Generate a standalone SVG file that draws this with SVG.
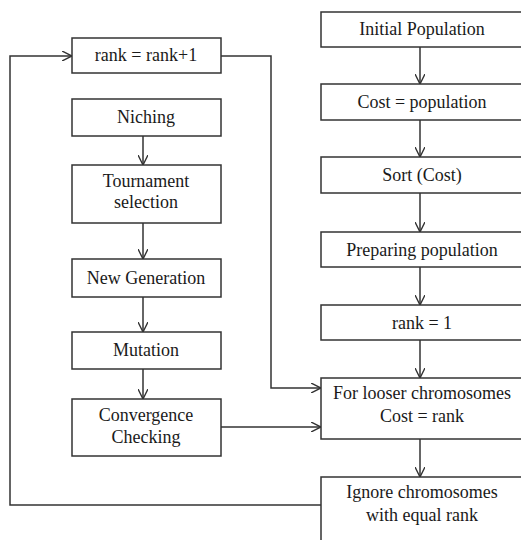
<svg xmlns="http://www.w3.org/2000/svg" width="521" height="540" viewBox="0 0 521 540">
<style>
.box{fill:#fff;stroke:#333;stroke-width:1.5}
.t{font-size:18px;fill:#1a1a1a;text-anchor:middle}
.c{fill:none;stroke:#333;stroke-width:1.5}
</style>
<defs>
<marker id="ah" viewBox="0 0 10 10" refX="10" refY="5" markerWidth="10" markerHeight="10" markerUnits="userSpaceOnUse" orient="auto">
<path d="M0,0 L10,5 L0,10" fill="none" stroke="#333" stroke-width="1.4"/>
</marker>
</defs>
<rect width="521" height="540" fill="#fff"/>
<g id="connectors">
<line class="c" x1="420" y1="47" x2="420" y2="84" marker-end="url(#ah)"/>
<line class="c" x1="420" y1="120" x2="420" y2="157" marker-end="url(#ah)"/>
<line class="c" x1="420" y1="193" x2="420" y2="232" marker-end="url(#ah)"/>
<line class="c" x1="420" y1="267" x2="420" y2="305" marker-end="url(#ah)"/>
<line class="c" x1="420" y1="340" x2="420" y2="378" marker-end="url(#ah)"/>
<line class="c" x1="420" y1="439" x2="420" y2="477" marker-end="url(#ah)"/>
<line class="c" x1="143" y1="136" x2="143" y2="165" marker-end="url(#ah)"/>
<line class="c" x1="143" y1="223" x2="143" y2="259" marker-end="url(#ah)"/>
<line class="c" x1="143" y1="297" x2="143" y2="332" marker-end="url(#ah)"/>
<line class="c" x1="143" y1="369" x2="143" y2="399" marker-end="url(#ah)"/>
<polyline class="c" points="321,505 10,505 10,56 72,56" marker-end="url(#ah)"/>
<polyline class="c" points="221,56 271,56 271,388 321,388" marker-end="url(#ah)"/>
<line class="c" x1="221" y1="427" x2="321" y2="427" marker-end="url(#ah)"/>
</g>
<g font-family="'Liberation Serif', 'Times New Roman', Times, serif">
<g id="initial"><rect class="box" x="321" y="12" width="210" height="35"/><text class="t" x="422" y="35">Initial Population</text></g>
<g id="cost"><rect class="box" x="321" y="84" width="210" height="36"/><text class="t" x="422" y="108">Cost = population</text></g>
<g id="sort"><rect class="box" x="321" y="157" width="210" height="36"/><text class="t" x="422" y="181">Sort (Cost)</text></g>
<g id="preparing"><rect class="box" x="321" y="232" width="210" height="35"/><text class="t" x="422" y="256">Preparing population</text></g>
<g id="rank1"><rect class="box" x="321" y="305" width="210" height="35"/><text class="t" x="422" y="329">rank = 1</text></g>
<g id="looser"><rect class="box" x="321" y="378" width="210" height="61"/><text class="t" x="422" y="399">For looser chromosomes</text><text class="t" x="422" y="422">Cost = rank</text></g>
<g id="ignore"><rect class="box" x="321" y="477" width="210" height="80"/><text class="t" x="422" y="498">Ignore chromosomes</text><text class="t" x="422" y="521">with equal rank</text></g>
<g id="rankinc"><rect class="box" x="72" y="38" width="149" height="35"/><text class="t" x="146" y="61">rank = rank+1</text></g>
<g id="niching"><rect class="box" x="72" y="99" width="149" height="37"/><text class="t" x="146" y="123">Niching</text></g>
<g id="tournament"><rect class="box" x="72" y="165" width="149" height="58"/><text class="t" x="146" y="187">Tournament</text><text class="t" x="146" y="208">selection</text></g>
<g id="newgen"><rect class="box" x="72" y="259" width="149" height="38"/><text class="t" x="146" y="284">New Generation</text></g>
<g id="mutation"><rect class="box" x="72" y="332" width="149" height="37"/><text class="t" x="146" y="356">Mutation</text></g>
<g id="convergence"><rect class="box" x="72" y="399" width="149" height="57"/><text class="t" x="146" y="421">Convergence</text><text class="t" x="146" y="443">Checking</text></g>
</g>
</svg>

+++

# WHAT THIS TASK INVOLVES
Retype each line of the listing above word for word. Exclude the pictures.

# EXERCISE RESPONSE
Generate a standalone SVG file that draws this with SVG.
<svg xmlns="http://www.w3.org/2000/svg" width="521" height="540" viewBox="0 0 521 540">
<style>
.box{fill:#fff;stroke:#333;stroke-width:1.5}
.t{font-size:18px;fill:#1a1a1a;text-anchor:middle}
.c{fill:none;stroke:#333;stroke-width:1.5}
</style>
<defs>
<marker id="ah" viewBox="0 0 10 10" refX="10" refY="5" markerWidth="10" markerHeight="10" markerUnits="userSpaceOnUse" orient="auto">
<path d="M0,0 L10,5 L0,10" fill="none" stroke="#333" stroke-width="1.4"/>
</marker>
</defs>
<rect width="521" height="540" fill="#fff"/>
<g id="connectors">
<line class="c" x1="420" y1="47" x2="420" y2="84" marker-end="url(#ah)"/>
<line class="c" x1="420" y1="120" x2="420" y2="157" marker-end="url(#ah)"/>
<line class="c" x1="420" y1="193" x2="420" y2="232" marker-end="url(#ah)"/>
<line class="c" x1="420" y1="267" x2="420" y2="305" marker-end="url(#ah)"/>
<line class="c" x1="420" y1="340" x2="420" y2="378" marker-end="url(#ah)"/>
<line class="c" x1="420" y1="439" x2="420" y2="477" marker-end="url(#ah)"/>
<line class="c" x1="143" y1="136" x2="143" y2="165" marker-end="url(#ah)"/>
<line class="c" x1="143" y1="223" x2="143" y2="259" marker-end="url(#ah)"/>
<line class="c" x1="143" y1="297" x2="143" y2="332" marker-end="url(#ah)"/>
<line class="c" x1="143" y1="369" x2="143" y2="399" marker-end="url(#ah)"/>
<polyline class="c" points="321,505 10,505 10,56 72,56" marker-end="url(#ah)"/>
<polyline class="c" points="221,56 271,56 271,388 321,388" marker-end="url(#ah)"/>
<line class="c" x1="221" y1="427" x2="321" y2="427" marker-end="url(#ah)"/>
</g>
<g font-family="'Liberation Serif', 'Times New Roman', Times, serif">
<g id="initial"><rect class="box" x="321" y="12" width="210" height="35"/><text class="t" x="422" y="35">Initial Population</text></g>
<g id="cost"><rect class="box" x="321" y="84" width="210" height="36"/><text class="t" x="422" y="108">Cost = population</text></g>
<g id="sort"><rect class="box" x="321" y="157" width="210" height="36"/><text class="t" x="422" y="181">Sort (Cost)</text></g>
<g id="preparing"><rect class="box" x="321" y="232" width="210" height="35"/><text class="t" x="422" y="256">Preparing population</text></g>
<g id="rank1"><rect class="box" x="321" y="305" width="210" height="35"/><text class="t" x="422" y="329">rank = 1</text></g>
<g id="looser"><rect class="box" x="321" y="378" width="210" height="61"/><text class="t" x="422" y="399">For looser chromosomes</text><text class="t" x="422" y="422">Cost = rank</text></g>
<g id="ignore"><rect class="box" x="321" y="477" width="210" height="80"/><text class="t" x="422" y="498">Ignore chromosomes</text><text class="t" x="422" y="521">with equal rank</text></g>
<g id="rankinc"><rect class="box" x="72" y="38" width="149" height="35"/><text class="t" x="146" y="61">rank = rank+1</text></g>
<g id="niching"><rect class="box" x="72" y="99" width="149" height="37"/><text class="t" x="146" y="123">Niching</text></g>
<g id="tournament"><rect class="box" x="72" y="165" width="149" height="58"/><text class="t" x="146" y="187">Tournament</text><text class="t" x="146" y="208">selection</text></g>
<g id="newgen"><rect class="box" x="72" y="259" width="149" height="38"/><text class="t" x="146" y="284">New Generation</text></g>
<g id="mutation"><rect class="box" x="72" y="332" width="149" height="37"/><text class="t" x="146" y="356">Mutation</text></g>
<g id="convergence"><rect class="box" x="72" y="399" width="149" height="57"/><text class="t" x="146" y="421">Convergence</text><text class="t" x="146" y="443">Checking</text></g>
</g>
</svg>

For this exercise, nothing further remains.